For casual dining, menu prices climbed 9 percent compared to last year, while quick-service meal prices hiked 7.3 percent. May marked the third consecutive month the cost of full-service items increased at a higher rate, year-over-year, than limited service. Before, it hadn’t happened since March 2020.
According to a recent Simon-Kucher 2022 Restaurant Study shared with QSR, inflation is the lead culprit, pushing brands’ expenses up 11.7 percent year-over-year.
Restaurants experienced the largest price increases in raw materials and labor.
The study, which surveyed more than 50 brands, found restaurants that experienced the highest growth implemented more frequent and higher price increases than those that appreciated lower growth. The higher-growth concepts increased prices 13.3 percent on average, while lower-growth brands lifted prices an average of 8.3 percent.
These restaurants focused their price increases in areas like service fees, list prices, and on developing new premium items. Differentiating pricing was another strategy deployed by brands to combat inflation-induced cost increases.
“Differentiating price increases will be important for brands to stay profitable as they navigate upstream cost inflation while simultaneously supporting consumers who are increasingly concerned about their spending,” Philip Daus, a partner at Simon-Kucher, said.
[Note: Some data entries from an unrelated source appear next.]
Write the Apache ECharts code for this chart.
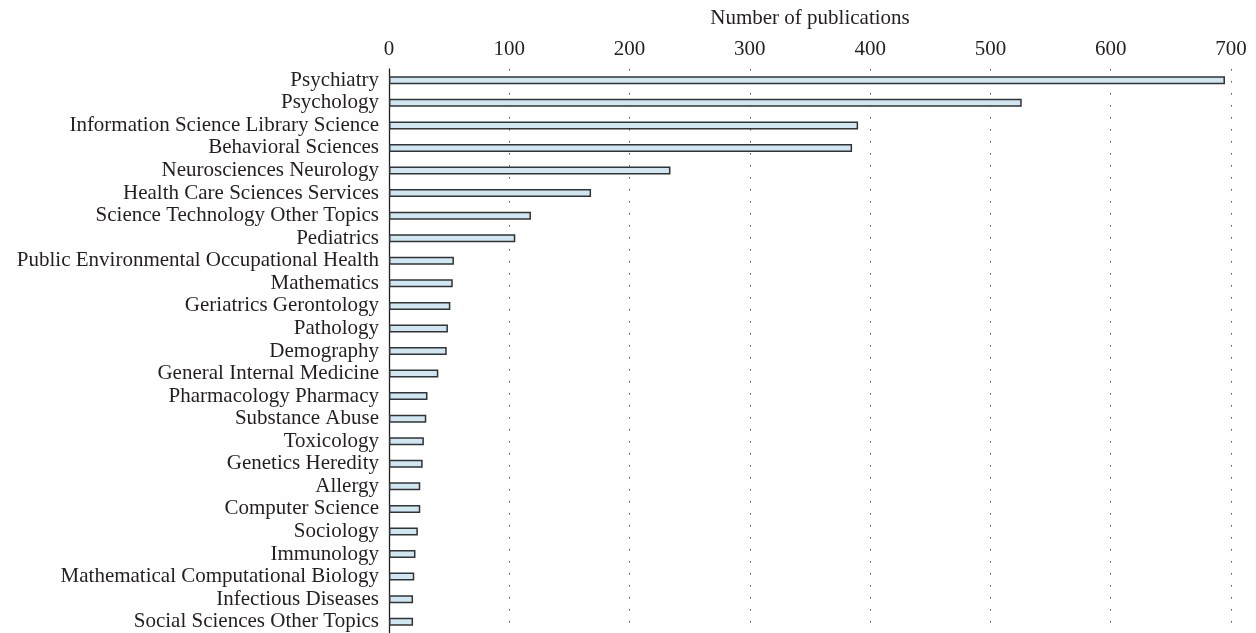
<!DOCTYPE html>
<html>
<head>
<meta charset="utf-8">
<script src="https://cdn.jsdelivr.net/npm/echarts@6/dist/echarts.min.js"></script>
<style>
html,body{margin:0;padding:0;background:#fff;}
#c{width:1256px;height:633px;}
</style>
</head>
<body>
<div id="c"></div>
<script>
const categories = [
  "Psychiatry",
  "Psychology",
  "Information Science Library Science",
  "Behavioral Sciences",
  "Neurosciences Neurology",
  "Health Care Sciences Services",
  "Science Technology Other Topics",
  "Pediatrics",
  "Public Environmental Occupational Health",
  "Mathematics",
  "Geriatrics Gerontology",
  "Pathology",
  "Demography",
  "General Internal Medicine",
  "Pharmacology Pharmacy",
  "Substance Abuse",
  "Toxicology",
  "Genetics Heredity",
  "Allergy",
  "Computer Science",
  "Sociology",
  "Immunology",
  "Mathematical Computational Biology",
  "Infectious Diseases",
  "Social Sciences Other Topics"
];
const publications = [695, 526, 390, 385, 234, 168, 118, 105, 54, 53, 51, 49, 48, 41, 32, 31, 29, 28, 26, 26, 24, 22, 21, 20, 20];
const axisTitle = "Number of publications";

const font = "'Liberation Serif', 'DejaVu Serif', serif";
const chart = echarts.init(document.getElementById('c'));
chart.setOption({
  backgroundColor: '#ffffff',
  animation: false,
  grid: { left: 389, right: 25, top: 69, height: 565, containLabel: false },
  xAxis: {
    type: 'value',
    position: 'top',
    min: 0, max: 700, interval: 100,
    name: axisTitle,
    nameLocation: 'middle',
    nameGap: 40,
    nameTextStyle: { fontFamily: font, fontSize: 21, color: '#231f20' },
    axisLine: { show: false },
    axisTick: { show: false },
    axisLabel: { fontFamily: font, fontSize: 21, color: '#231f20', margin: 9 },
    splitLine: { show: true, lineStyle: { color: '#555', width: 1, type: [1.5, 10.5] } }
  },
  yAxis: {
    type: 'category',
    inverse: true,
    data: categories,
    axisLine: { show: true, lineStyle: { color: '#231f20', width: 1.3 } },
    axisTick: { show: false },
    axisLabel: { fontFamily: font, fontSize: 21, color: '#231f20', margin: 10, interval: 0 },
    splitLine: { show: false }
  },
  series: [{
    type: 'bar',
    data: publications,
    barWidth: 8,
    itemStyle: { color: '#cfe6f3', borderColor: '#333333', borderWidth: 1.5 }
  }]
});
</script>
</body>
</html>
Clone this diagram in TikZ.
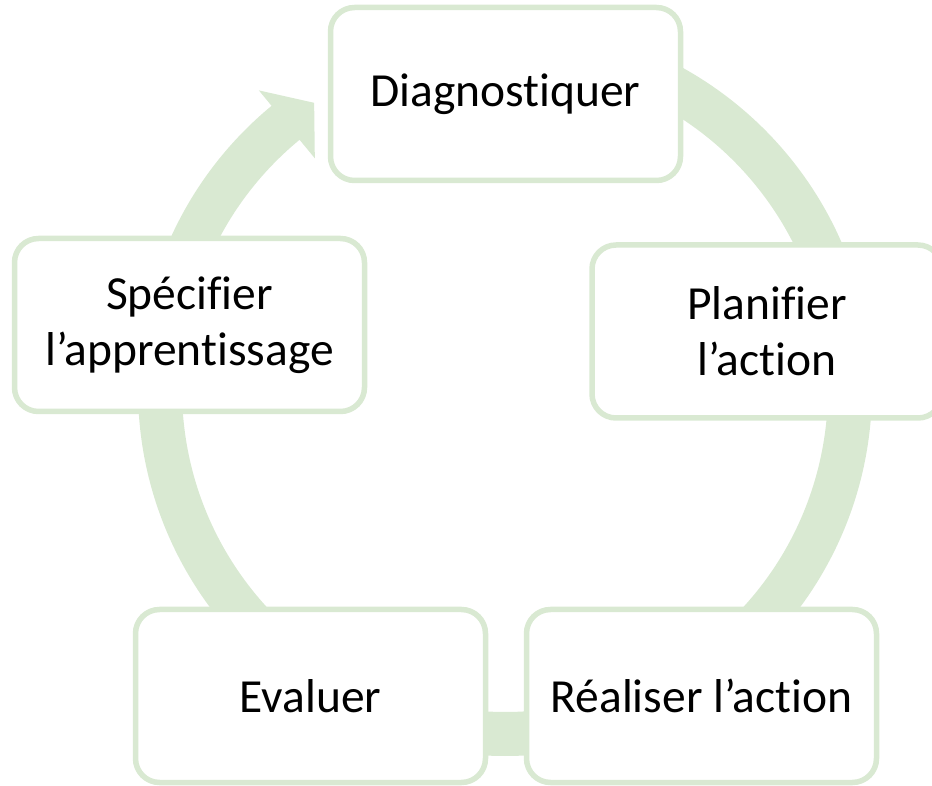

According to Revenue Management Solutions’ data, quick-service restaurants increased their prices by 11.8 percent, year-over-year, which is driving up check performance. In comparison, basket sizes have declined, down 3.6 percent compared to May of last year.
Quick-service traffic has continued to lag, down 4.1 percent, year-over-year. But it has improved from the negative 9.4 percent reported in April, per RMS.
To help alleviate costs caused by inflation in the coming year, most restaurants are implementing plans to increase prices less often, but at a higher average magnitude, Simon-Kucher’s study showed.
Brands plan on 1.7 price increases on average in the next year, compared to 2.1 in the previous year. However, the average total price increase is 12.6 percent, a jump from the 11.3 percent increase of last year.
Restaurants have also taken cost-cutting measures in the last year to compensate for rising cost. These include adjusting portion sizes, implementing menu rationalization, and modifying product composition.
While these fixes are helping in the short-term, the Simon-Kucher said restaurants still need a long-term solution in order to counter the impacts of inflation.
According to the study, brands have focused on aforementioned cost-cutting measures in the past year, but will switch their focus to pricing in 2023. The study advised restaurants to base menu prices on what customers are willing to pay and the value being delivered, rather than simply increasing prices to cover growing costs.
David Clement, a partner at Simon-Kucher, said: “Combatting cost inflation with cost-cutting measures is like bringing a knife to a gun fight. Successful restaurants should be able to pass cost increases through to their customers, either through smart pricing strategies or menu engineering.”